CANADIAN JEWISH NEWS

Cancer survivor discovers love of Judaism and music

By RITA POLIAKOV, Staff Reporter
Thursday, 19 August 2010
Zachary Salsberg was 11 years old when he was asked to make a wish. Any wish. His sister hoped for a Disney cruise. But Salsberg wanted a guitar.Salsberg, now 28, was diagnosed with Burkitts lymphoma, a rare form of cancer, when he was 11. At first, Salsberg’s doctor assumed he had the stomach flu.

“I had a stomachache and was feeling flu-like symptoms, but my mother knew there was something much worse going on,” Salsberg said. After getting an ultrasound, Salsberg learned that he had a huge mass in his abdomen.

“They did a biopsy, it was a final-stage tumour,” he said. “I pretty much almost died. [I had] a collapsed lung, no kidney function. It was just a mess.”

It was during his six months of chemotherapy that Salsberg’s father called the Starlight Children’s Foundation, which works to improve quality of life for children with chronic and life-threatening illnesses.

“They came to my floor and asked me if I had a wish, what would it be,” Salsberg said. “For some reason, unbeknownst to myself, I asked for a guitar, an amp and lessons.”

After a haze of chemo-induced depression, nausea, hair loss and mouth sores, Salsberg, now in remission for about 17 or 18 years, learned to play his guitar.

“I really just immediately got into it,” he said.

Salsberg, who goes by Zacharia when he’s performing, spent most of high school in a band called the Steel Toed Sandles.

By his late teens, he started focusing on songwriting and the acoustic guitar.

“I think that I was always drawn toward, you know, storytelling and song crafting,” he said.

Wanting a backup plan, Salsberg attended York University, where he went through several programs before settling on psychology, a degree he’s still finishing.In 2006, when Salsberg was in his third year of university, he ran into more medical problems.

“I suffered a major physical trauma. There was severe damage to the right side of my body,” he said, adding that, while the trauma remains undiagnosed, doctors thought it might have been due to the amount of sports he played in the past.

“And I couldn’t play music for a full year. I couldn’t play guitar, I couldn’t physically sit upright. I had to drop out of school,” he said. “I lost everything that was important to me, save for family and friends.”

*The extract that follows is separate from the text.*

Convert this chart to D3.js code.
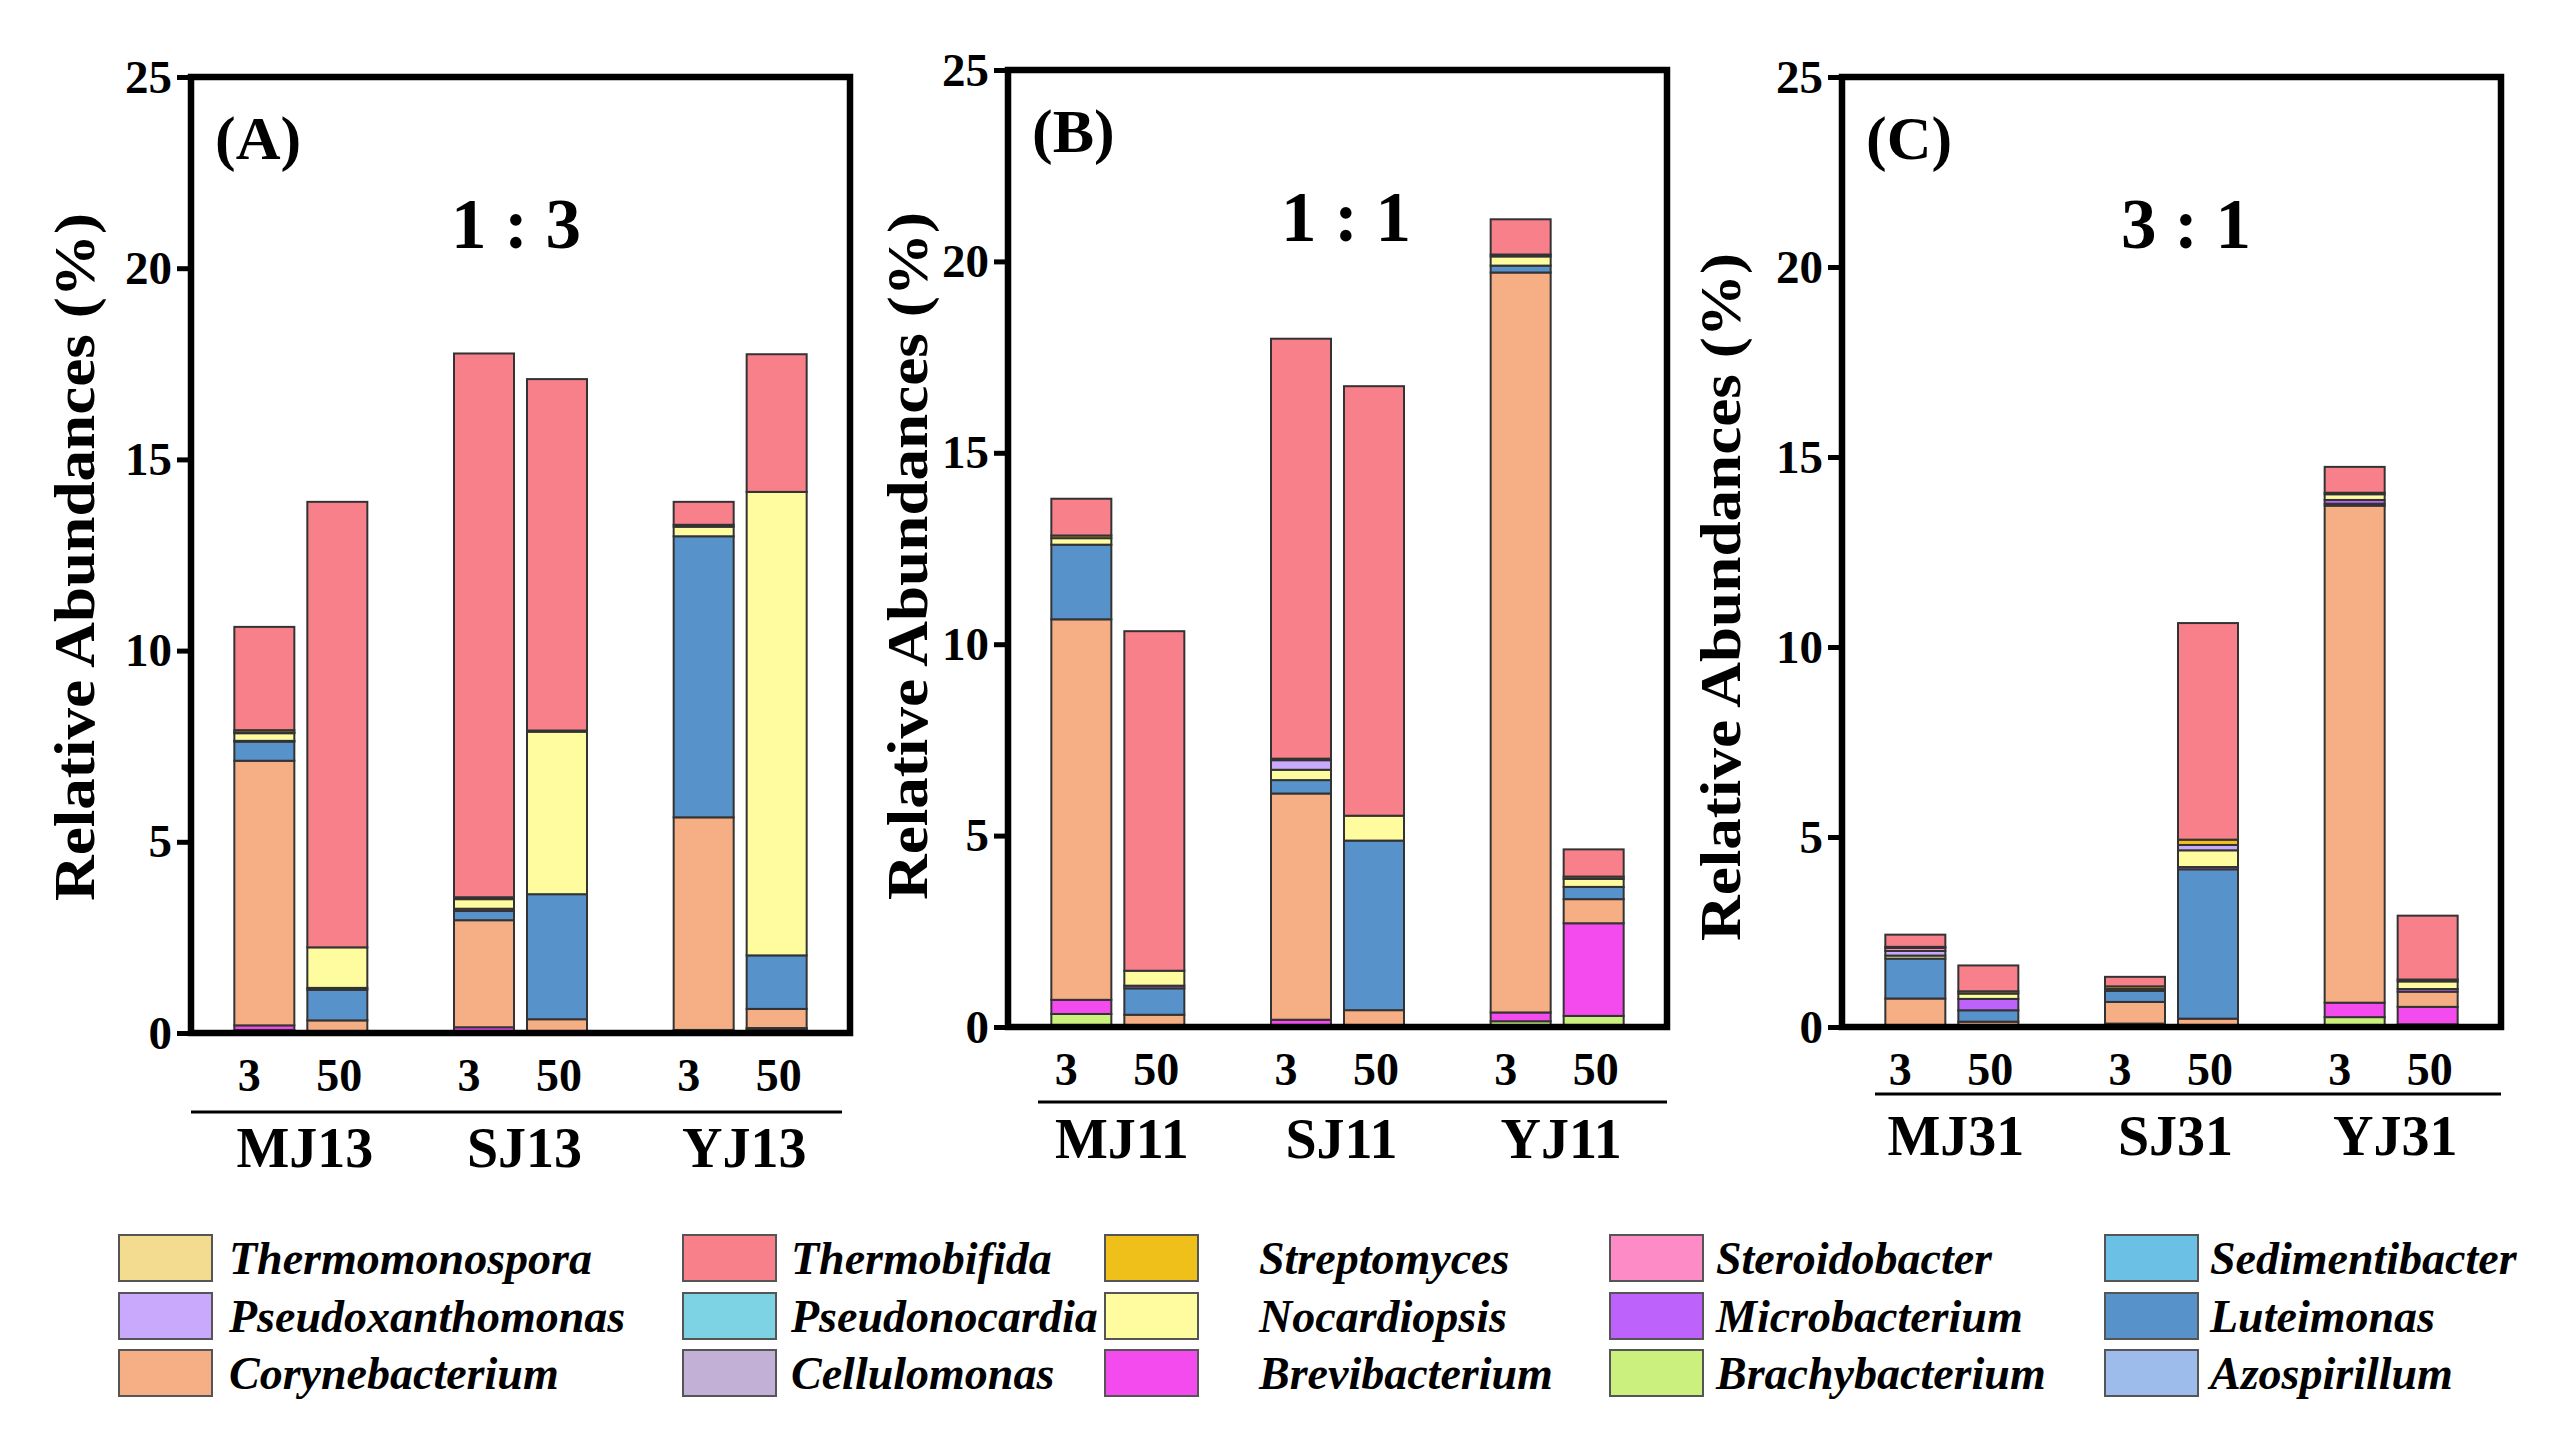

Trapped in a world of pain, Salsberg started looking to his religion. “During that time, I started to go back and discover Judaism. I was looking for spirituality. I was looking for just anything.”

So the musician took a 10-week course on Judaism given by Aish HaTorah at York University.

“I completely fell in love with it. It gave me a lot of hope and encouragement because my situation was so awful,” he said. Eventually, Salsberg decided to study at a yeshiva in Israel, where he spent two years.

“By then, I had started to get a little bit better and I started to play music again,” he said. “I was so inspired, in such a good state of mind, that I wanted to play through the pain.” In Israel, Salsberg met Eli Schwebel, a producer from New York who was visiting the country.

After speaking with Salsberg and hearing him play, Schwebel, who has a studio in Israel, offered to help produce his first album.

“I only had three songs. The next day, I went into the studio and ended up writing 14 songs,” Salsberg said.

The CD, called Beautiful Mystery, explores Salsberg’s life and illnesses, as epitomized through the title track, Beautiful Mystery.

“That song is just really how I was looking back on my life and seeing… all the difficulties I’d gone through and how they’d always wind up leading towards something profoundly amazing,” he said. “I had to go through cancer in order to find music. I had to go through physical and emotional challenges… to find Judaism and… this album.”

Salsberg, who sells his CD at concerts and online through iTunes and CD Baby, decided to bring his life full circle and got involved with the Starlight Children’s Foundation. He currently donates a portion of every CD sale to the organization and hopes to get a hospital tour going soon.

“I want to continue to play for people and tell them what I’ve gone through,” he said.